One To Watch (Supreme Court To Raise Curtain On Securities Fraud Proof)
Following up my article from last week regarding the significant drop in federal securities class action lawsuits filed over the past few years, the Supreme Court has indicated it will review a case considering the standard of proof necessary for shareholder class actions to proceed to trial. The timing of the Court's decision is fortuitous in light of recent renewed interest in class action filing trends.
As background, Congress enacted the Private Securities Litigation Reform Act (PSLRA) in 1995 to curb the number of frivolous class action securities fraud lawsuits filed. Among other things, the PSLRA added to securities fraud pleading requirements an element that required plaintiffs to plead "facts giving rise to a strong inference" that the defendant either intentionally or recklessly committed the alleged fraud. The intended effect of the PSLRA was quickly borne out as evidenced by a reduced number of fraud-based securities class actions filed in subsequent years.
What constitutes a "strong inference" was not specified in the Act and ultimately left to the determination of federal courts hearing these matters. The thought (and perhaps hope) of many commentators is that a uniform standard for determining what constitutes a "strong inference" would provide clear guidance to both plaintiffs and defendants litigating federal securities fraud claims.
On January 5, 2007, the Supreme Court granted certiorari in Tellabs, Inc. v. Makor Issues & Rights, Ltd. Briefing by the parties is to be completed by March 20, 2007. The United States District Court for the Northern District of Illinois previously dismissed plaintiffs' section 10(b) claims against Tellabs and two officers, and plaintiffs appealed to the Seventh Circuit Court of Appeals, which affirmed and reversed, in part, the district court's decision.
The thrust of the allegations in the complaint were that Tellabs and current and former officers knowingly and/or recklessly made false and/or misleading statements in marketing and financial materials by exaggerating or fabricating heightened demand through "channel stuffing." The Seventh Circuit noted that plaintiffs must meet the substantive pleading requirements of the PSLRA by pleading sufficient facts to create “a strong inference” of scienter but that "Congress did not, unfortunately, throw much light on what facts will suffice to create such an inference." The Courts of Appeals follow three different approaches to demonstrating the required “strong inference.” The Seventh Circuit chose the middle ground approach, adopted by six other Courts of Appeals, and reasoned that "the best approach is for courts to examine all of the allegations in the complaint and then to decide whether collectively they establish such an inference.
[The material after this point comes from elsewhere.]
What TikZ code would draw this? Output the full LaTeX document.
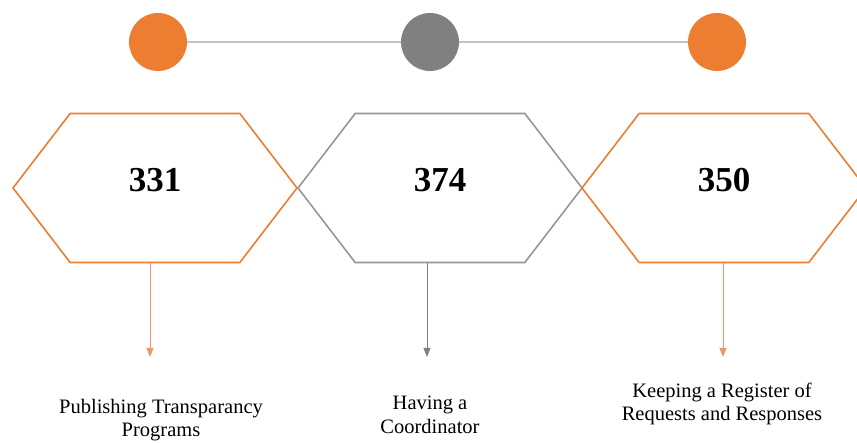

Motive and opportunity may be useful indicators, but nowhere in the statute does it say that they are either necessary or sufficient."
Following are some of the key findings made by the Court:
- strong inference of scienter not sufficiently plead where chairman and former chief executive officer's statement that demand for product was “still growing strong” as the product's declining status was not apparent until after chairman's statement, and chairman's contemporaneous stock sale represented only one percent of his holdings, notwithstanding the fact chairman signed the company's 10-K which allegedly fabricated appearance of demand through channel stuffing, and although chairman should have assured himself that numbers being represented were accurate, his trust in his CEO did not constitute required level of recklessness; and
- strong inference of scienter sufficiently plead with respect to chief executive officer's statements that product was “available now” and was “being shipped” as complaint alleged that company did not ship any units during class period, and according to sales director, the CEO saw weekly sales reports and production projections.
The Seventh Circuit's decision reads like a law school exam as virtually all areas of securities fraud pleadings are touched upon. The potential for long range and rippling effects of the Supreme Court's decision in this case make it indeed - one to watch!